REQUEST. Retype the data exactly, from its first line to the line containing "(0,0) rectangle (492,472);", including both, and skip any picture.

====== MATERIAL PROVIDED ======

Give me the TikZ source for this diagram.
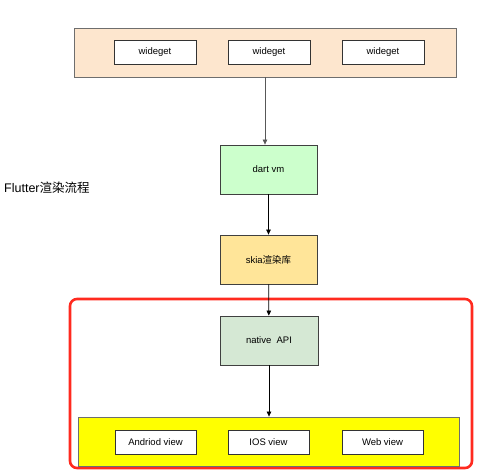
\documentclass[tikz,border=0pt]{standalone}
\usepackage{fontspec}
\setmainfont{Liberation Sans}
\newfontfamily\cjk{Noto Sans CJK SC}
\usetikzlibrary{positioning, arrows.meta}
\definecolor{peachbg}{HTML}{FDE6CE}
\definecolor{greenvm}{HTML}{CCFFCC}
\definecolor{skiaorange}{HTML}{FFE599}
\definecolor{apigreen}{HTML}{D5E8D4}
\definecolor{viewyellow}{HTML}{FFFF00}
\definecolor{framered}{HTML}{FF2A1F}
\definecolor{edgegray}{HTML}{6E6E6E}

\begin{document}
\begin{tikzpicture}[
  x=1pt, y=-1pt,
  groupBox/.style={draw=edgegray, line width=0.8pt, minimum width=382pt, minimum height=49pt, inner sep=0pt},
  itemBox/.style={draw=black!80, line width=0.8pt, fill=white, minimum width=82pt, minimum height=24pt, inner sep=0pt, font=\fontsize{9.5}{11}\selectfont},
  stageBox/.style={draw=black!75, line width=0.8pt, minimum width=97pt, minimum height=49pt, inner sep=0pt, font=\fontsize{9.5}{11}\selectfont},
  arrow/.style={-{Triangle[length=5pt, width=4.5pt]}, line width=0.7pt}
]
\useasboundingbox (0,0) rectangle (492,472);

% top: widgets
\node[groupBox, fill=peachbg] (widgets) at (265,52.5) {};
\node[itemBox] (w1) at (155,52) {wideget};
\node[itemBox] (w2) at (269,52) {wideget};
\node[itemBox] (w3) at (383,52) {wideget};

% title
\node[anchor=west, font=\fontsize{12.5}{14}\selectfont, inner sep=0pt] (title) at (4,188) {Flutter\cjk{渲染流程}};

% middle stages
\node[stageBox, fill=greenvm] (dartvm) at (268.5,169.5) {dart vm};
\node[stageBox, fill=skiaorange] (skia) at (268.5,259.5) {skia\cjk{渲染库}};

% native part
\draw[framered, line width=2.6pt, rounded corners=7pt] (70,299) rectangle (472,468);
\node[stageBox, fill=apigreen, minimum width=98pt] (native) at (269,340.5) {native\ \ API};
\node[groupBox, fill=viewyellow, minimum width=381pt] (views) at (268.5,441.5) {};
\node[itemBox, minimum width=81pt] (android) at (155.5,442) {Andriod view};
\node[itemBox, minimum width=81pt] (ios) at (268.5,442) {IOS view};
\node[itemBox, minimum width=81pt] (web) at (382.5,442) {Web view};

% arrows
\draw[arrow, draw=edgegray!80!black] (widgets.south) -- (widgets.south |- dartvm.north);
\draw[arrow] (dartvm) -- (skia);
\draw[arrow] (skia) -- (native);
\draw[arrow] (native) -- (native |- views.north);

\end{tikzpicture}
\end{document}
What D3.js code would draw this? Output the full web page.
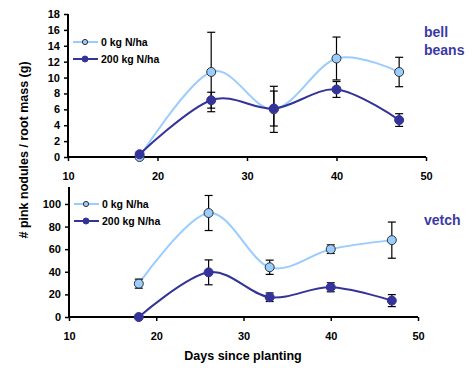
<!DOCTYPE html>
<html>
<head>
<meta charset="utf-8">
<script src="https://cdn.jsdelivr.net/npm/d3@7"></script>
<style>
  body { margin: 0; background: #fff; }
  svg { display: block; font-family: Arial, "Liberation Sans", sans-serif; font-weight: bold; }
</style>
</head>
<body>
<svg id="chart" width="472" height="368"></svg>
<script>
// days since planting
const days = [18, 26, 33, 40, 47];

// bell beans
const beans0 = [0, 10.7, 6.0, 12.4, 10.7];
const beans0Err = [0, 5.0, 2.9, 2.7, 1.85];
const beans200 = [0.35, 7.15, 6.1, 8.5, 4.65];
const beans200Err = [0, 1.0, 2.2, 1.0, 0.8];

// vetch
const vetch0 = [29.5, 92, 44, 60, 68];
const vetch0Err = [4, 15.5, 6.3, 3.8, 16];
const vetch200 = [0, 39.5, 17.5, 26.3, 14.5];
const vetch200Err = [0, 11, 3.8, 4, 5.3];

const xTicks = [10, 20, 30, 40, 50];
const beansTicks = [0, 2, 4, 6, 8, 10, 12, 14, 16, 18];
const vetchTicks = [0, 20, 40, 60, 80, 100];
const seriesNames = ['0 kg N/ha', '200 kg N/ha'];

const light = '#99ccff';
const dark = '#333399';

const svg = d3.select('#chart');

const panels = [
  { name: ['bell', 'beans'], nameY: 37, x0: 68, x1: 426, yTop: 14, yBot: 157, yMax: 18,
    ticks: beansTicks, legendY: 42, s0: beans0, e0: beans0Err, s1: beans200, e1: beans200Err },
  { name: ['vetch'], nameY: 225, x0: 69, x1: 418, yTop: 187, yBot: 317, yMax: 115,
    ticks: vetchTicks, legendY: 204, s0: vetch0, e0: vetch0Err, s1: vetch200, e1: vetch200Err },
];

panels.forEach(p => {
  const x = d3.scaleLinear().domain([10, 50]).range([p.x0, p.x1]);
  const y = d3.scaleLinear().domain([0, p.yMax]).range([p.yBot, p.yTop]);
  const g = svg.append('g');

  // axes
  const xAxis = g.append('g')
    .attr('transform', `translate(0,${p.yBot})`)
    .call(d3.axisBottom(x).tickValues(xTicks).tickSize(4).tickPadding(11));
  const yAxis = g.append('g')
    .attr('transform', `translate(${p.x0},0)`)
    .call(d3.axisLeft(y).tickValues(p.ticks).tickSize(4).tickPadding(4));
  [xAxis, yAxis].forEach(a => {
    a.select('.domain').attr('stroke', '#000').attr('stroke-width', 2);
    a.selectAll('.tick line').attr('stroke', '#000').attr('stroke-width', 1.5);
    a.selectAll('.tick text').attr('font-size', 11).attr('font-weight', 'bold')
      .attr('font-family', 'Arial, "Liberation Sans", sans-serif').attr('fill', '#000');
  });
  // y axis line: no outer tick
  yAxis.select('.domain').attr('d', `M0,${p.yBot}V${p.yTop}`);
  xAxis.select('.domain').attr('d', `M${p.x0},0H${p.x1}`);

  const series = [
    { vals: p.s0, err: p.e0, color: light, fill: light, stroke: '#333' },
    { vals: p.s1, err: p.e1, color: dark, fill: dark, stroke: dark },
  ];

  const line = d3.line()
    .x((d, i) => x(days[i]))
    .y(d => y(d))
    .curve(d3.curveCardinal.tension(0));

  series.forEach(s => {
    g.append('path')
      .datum(s.vals)
      .attr('d', line)
      .attr('fill', 'none')
      .attr('stroke', s.color)
      .attr('stroke-width', 2);
  });

  series.forEach(s => {
    const eb = g.append('g');
    s.vals.forEach((v, i) => {
      if (!s.err[i]) return;
      const cx = x(days[i]);
      const hi = y(v + s.err[i]);
      const lo = y(v - s.err[i]);
      eb.append('line').attr('x1', cx).attr('x2', cx).attr('y1', hi).attr('y2', lo)
        .attr('stroke', '#000').attr('stroke-width', 1.2);
      [hi, lo].forEach(yy => {
        eb.append('line').attr('x1', cx - 4).attr('x2', cx + 4).attr('y1', yy).attr('y2', yy)
          .attr('stroke', '#000').attr('stroke-width', 1.2);
      });
    });
  });

  series.forEach(s => {
    g.append('g').selectAll('circle')
      .data(s.vals)
      .enter()
      .append('circle')
      .attr('cx', (d, i) => x(days[i]))
      .attr('cy', d => y(d))
      .attr('r', 4.5)
      .attr('fill', s.fill)
      .attr('stroke', s.stroke)
      .attr('stroke-width', 1);
  });

  // legend
  series.forEach((s, i) => {
    const ly = p.legendY + i * 17;
    const lx = p.x0 + 5;
    g.append('line').attr('x1', lx).attr('x2', lx + 25).attr('y1', ly).attr('y2', ly)
      .attr('stroke', s.color).attr('stroke-width', 2);
    g.append('circle').attr('cx', lx + 12).attr('cy', ly).attr('r', i ? 3 : 2.6)
      .attr('fill', s.fill).attr('stroke', s.stroke).attr('stroke-width', 1);
    g.append('text').attr('x', lx + 28).attr('y', ly + 3.8)
      .attr('font-size', 10.5).attr('fill', '#000')
      .text(seriesNames[i]);
  });

  // panel name
  g.append('text')
    .attr('x', 424)
    .attr('y', p.nameY)
    .attr('font-size', 14)
    .attr('fill', '#3a3aa6')
    .selectAll('tspan')
    .data(p.name)
    .enter()
    .append('tspan')
    .attr('x', 424)
    .attr('dy', (d, i) => i ? 18 : 0)
    .text(d => d);
});

// axis titles
svg.append('text')
  .attr('transform', 'translate(28,150) rotate(-90)')
  .attr('text-anchor', 'middle')
  .attr('font-size', 12.5)
  .text('# pink nodules / root mass (g)');

svg.append('text')
  .attr('x', 243)
  .attr('y', 360)
  .attr('text-anchor', 'middle')
  .attr('font-size', 12.5)
  .text('Days since planting');
</script>
</body>
</html>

======

ANSWER TO THE EXERCISE.
Give me the TikZ source for this diagram.
\documentclass[tikz,border=0pt]{standalone}
\usepackage{fontspec}
\setmainfont{Liberation Sans}
\newfontfamily\cjk{Noto Sans CJK SC}
\usetikzlibrary{positioning, arrows.meta}
\definecolor{peachbg}{HTML}{FDE6CE}
\definecolor{greenvm}{HTML}{CCFFCC}
\definecolor{skiaorange}{HTML}{FFE599}
\definecolor{apigreen}{HTML}{D5E8D4}
\definecolor{viewyellow}{HTML}{FFFF00}
\definecolor{framered}{HTML}{FF2A1F}
\definecolor{edgegray}{HTML}{6E6E6E}

\begin{document}
\begin{tikzpicture}[
  x=1pt, y=-1pt,
  groupBox/.style={draw=edgegray, line width=0.8pt, minimum width=382pt, minimum height=49pt, inner sep=0pt},
  itemBox/.style={draw=black!80, line width=0.8pt, fill=white, minimum width=82pt, minimum height=24pt, inner sep=0pt, font=\fontsize{9.5}{11}\selectfont},
  stageBox/.style={draw=black!75, line width=0.8pt, minimum width=97pt, minimum height=49pt, inner sep=0pt, font=\fontsize{9.5}{11}\selectfont},
  arrow/.style={-{Triangle[length=5pt, width=4.5pt]}, line width=0.7pt}
]
\useasboundingbox (0,0) rectangle (492,472);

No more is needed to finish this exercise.